Según parece el vicealmirante Ugaki se suicidó no tanto por una cuestión de honor personal -que también- sino por la vergüenza de haber sacrificado la vida de tantos valientes pilotos y no haber sido capaz de conseguir los objetivos propuestos. Sea como sea, Japón resultó derrotada en una guerra en que el fanatismo imperialista y un arcaico modo de concebir la guerra no le dejó más salida que luchar hasta el final. Matome Ugaki, de esta forma, ha quedado para la historia como el último de los kamikazes de la Segunda Guerra Mundial.

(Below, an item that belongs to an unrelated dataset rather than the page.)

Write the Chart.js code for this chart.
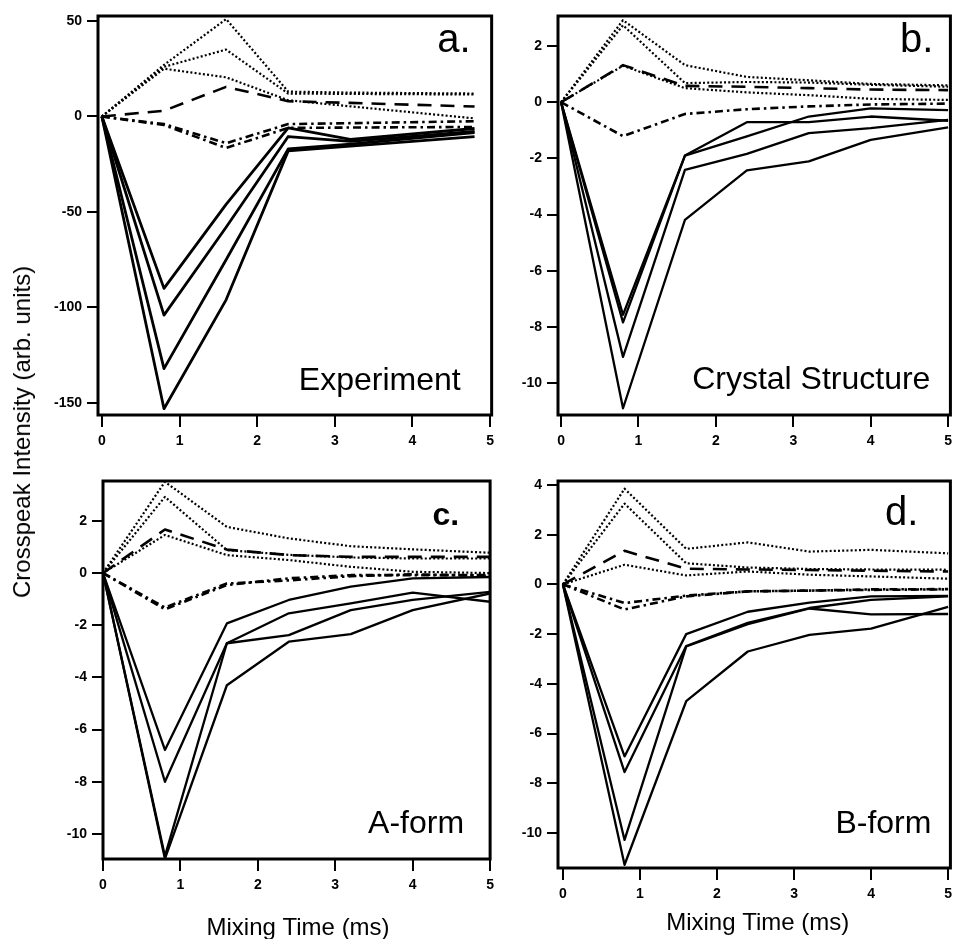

Kamikazes que, si bien no fueron capaces de dar la vuelta a la tortilla, marcaron con su sacrificio el espíritu de toda la sociedad nipona posterior; convirtiéndose, de rebote, en un ejemplo de abnegación, disciplina y dignidad humanas que jamás ha de volverse a utilizar para hacer el mal, sino para hacer avanzar la humanidad.